• **What you are asked to do**: Reproduce, character for character, the lines below from the first through the one with "import plotly.graph_objects as go". Leave pictures out.

• **Given material**:
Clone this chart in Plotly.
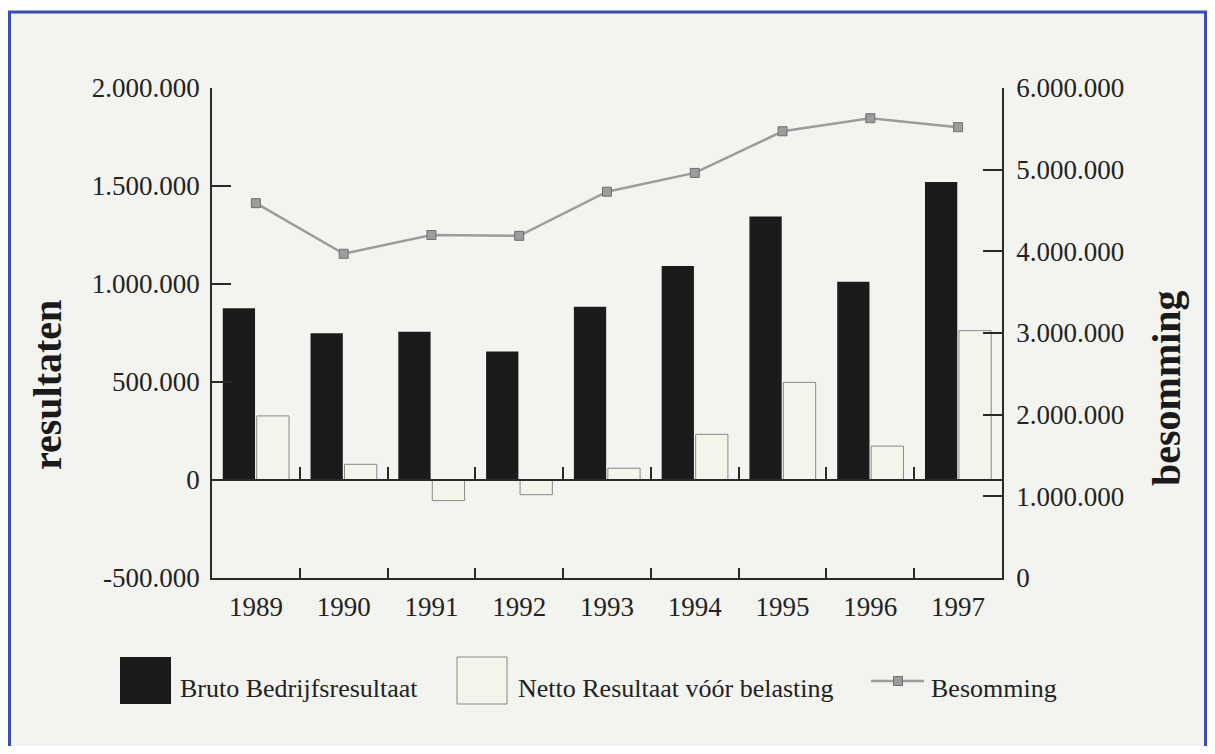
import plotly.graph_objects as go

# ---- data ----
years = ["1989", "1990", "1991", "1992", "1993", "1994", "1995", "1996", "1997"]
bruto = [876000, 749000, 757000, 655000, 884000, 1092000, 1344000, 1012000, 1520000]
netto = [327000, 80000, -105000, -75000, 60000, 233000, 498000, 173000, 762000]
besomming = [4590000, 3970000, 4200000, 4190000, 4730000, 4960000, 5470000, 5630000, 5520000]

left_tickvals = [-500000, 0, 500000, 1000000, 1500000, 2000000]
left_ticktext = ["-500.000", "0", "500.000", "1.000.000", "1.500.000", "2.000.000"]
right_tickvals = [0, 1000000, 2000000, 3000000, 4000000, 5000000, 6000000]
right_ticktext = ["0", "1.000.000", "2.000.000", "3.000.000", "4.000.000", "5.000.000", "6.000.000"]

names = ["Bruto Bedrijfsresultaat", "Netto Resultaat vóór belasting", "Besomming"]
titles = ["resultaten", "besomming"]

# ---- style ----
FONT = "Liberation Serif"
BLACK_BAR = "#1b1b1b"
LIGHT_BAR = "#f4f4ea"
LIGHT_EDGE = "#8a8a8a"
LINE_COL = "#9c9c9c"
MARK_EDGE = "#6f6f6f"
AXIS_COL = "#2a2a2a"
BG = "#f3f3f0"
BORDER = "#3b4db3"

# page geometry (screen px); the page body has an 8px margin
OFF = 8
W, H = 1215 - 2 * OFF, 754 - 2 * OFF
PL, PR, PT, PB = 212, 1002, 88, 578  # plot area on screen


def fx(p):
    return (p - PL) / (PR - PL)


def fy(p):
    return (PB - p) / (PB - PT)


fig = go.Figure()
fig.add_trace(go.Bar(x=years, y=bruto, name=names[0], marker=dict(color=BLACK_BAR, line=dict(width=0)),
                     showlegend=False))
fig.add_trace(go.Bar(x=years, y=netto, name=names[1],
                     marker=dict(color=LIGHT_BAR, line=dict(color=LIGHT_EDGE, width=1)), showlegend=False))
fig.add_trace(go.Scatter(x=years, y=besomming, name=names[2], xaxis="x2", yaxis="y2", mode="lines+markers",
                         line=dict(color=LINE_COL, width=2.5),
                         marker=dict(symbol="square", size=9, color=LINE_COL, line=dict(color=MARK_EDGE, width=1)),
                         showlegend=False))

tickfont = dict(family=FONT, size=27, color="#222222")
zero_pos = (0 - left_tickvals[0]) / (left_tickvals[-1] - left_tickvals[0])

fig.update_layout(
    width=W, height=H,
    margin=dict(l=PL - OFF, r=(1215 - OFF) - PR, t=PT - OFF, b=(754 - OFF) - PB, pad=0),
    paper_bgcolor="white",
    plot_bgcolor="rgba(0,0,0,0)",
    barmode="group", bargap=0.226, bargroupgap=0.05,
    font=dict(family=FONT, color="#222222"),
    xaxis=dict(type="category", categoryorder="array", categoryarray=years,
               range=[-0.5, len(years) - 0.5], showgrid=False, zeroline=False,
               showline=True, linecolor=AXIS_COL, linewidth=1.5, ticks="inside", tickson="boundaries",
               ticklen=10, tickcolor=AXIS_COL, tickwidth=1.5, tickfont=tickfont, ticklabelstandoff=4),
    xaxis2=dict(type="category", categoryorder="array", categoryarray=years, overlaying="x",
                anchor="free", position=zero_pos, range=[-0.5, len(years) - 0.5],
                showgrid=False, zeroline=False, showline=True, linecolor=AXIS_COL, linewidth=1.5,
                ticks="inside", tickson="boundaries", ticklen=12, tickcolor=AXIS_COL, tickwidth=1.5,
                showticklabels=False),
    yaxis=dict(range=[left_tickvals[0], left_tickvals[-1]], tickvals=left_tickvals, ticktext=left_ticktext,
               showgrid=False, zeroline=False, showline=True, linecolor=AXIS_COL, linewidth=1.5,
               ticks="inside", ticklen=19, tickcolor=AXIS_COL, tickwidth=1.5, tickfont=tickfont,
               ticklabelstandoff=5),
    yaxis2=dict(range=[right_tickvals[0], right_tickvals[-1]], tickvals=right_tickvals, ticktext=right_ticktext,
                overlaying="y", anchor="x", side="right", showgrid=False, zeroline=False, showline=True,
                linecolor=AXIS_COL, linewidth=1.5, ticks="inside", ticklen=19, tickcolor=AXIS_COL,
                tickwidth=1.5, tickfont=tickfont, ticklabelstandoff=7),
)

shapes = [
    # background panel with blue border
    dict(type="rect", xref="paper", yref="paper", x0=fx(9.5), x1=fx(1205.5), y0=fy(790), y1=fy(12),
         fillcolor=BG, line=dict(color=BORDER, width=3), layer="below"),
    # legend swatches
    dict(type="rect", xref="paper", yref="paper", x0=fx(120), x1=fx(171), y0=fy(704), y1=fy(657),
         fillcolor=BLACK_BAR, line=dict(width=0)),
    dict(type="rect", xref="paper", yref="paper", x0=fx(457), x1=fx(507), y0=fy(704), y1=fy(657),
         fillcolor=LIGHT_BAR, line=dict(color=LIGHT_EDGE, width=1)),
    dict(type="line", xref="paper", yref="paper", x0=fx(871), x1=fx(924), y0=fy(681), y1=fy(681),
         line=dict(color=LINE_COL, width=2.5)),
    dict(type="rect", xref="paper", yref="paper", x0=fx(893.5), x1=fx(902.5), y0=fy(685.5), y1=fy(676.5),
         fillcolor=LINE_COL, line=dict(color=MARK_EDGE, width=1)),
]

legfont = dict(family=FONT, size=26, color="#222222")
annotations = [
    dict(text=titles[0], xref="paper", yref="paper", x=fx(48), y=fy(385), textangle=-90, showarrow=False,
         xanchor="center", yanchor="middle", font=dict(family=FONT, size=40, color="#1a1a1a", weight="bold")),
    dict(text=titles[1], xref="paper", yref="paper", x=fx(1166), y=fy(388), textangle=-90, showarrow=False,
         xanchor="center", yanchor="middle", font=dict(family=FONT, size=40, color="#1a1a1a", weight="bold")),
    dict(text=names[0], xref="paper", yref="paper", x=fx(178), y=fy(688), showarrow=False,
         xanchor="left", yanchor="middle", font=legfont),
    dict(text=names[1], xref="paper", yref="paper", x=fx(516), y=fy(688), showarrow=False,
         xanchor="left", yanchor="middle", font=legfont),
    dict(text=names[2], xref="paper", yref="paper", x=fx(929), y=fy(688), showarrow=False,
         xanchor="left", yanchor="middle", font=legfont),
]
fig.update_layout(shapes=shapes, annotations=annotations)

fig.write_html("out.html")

• **Exercise result**:
Clone this chart in Plotly.
import plotly.graph_objects as go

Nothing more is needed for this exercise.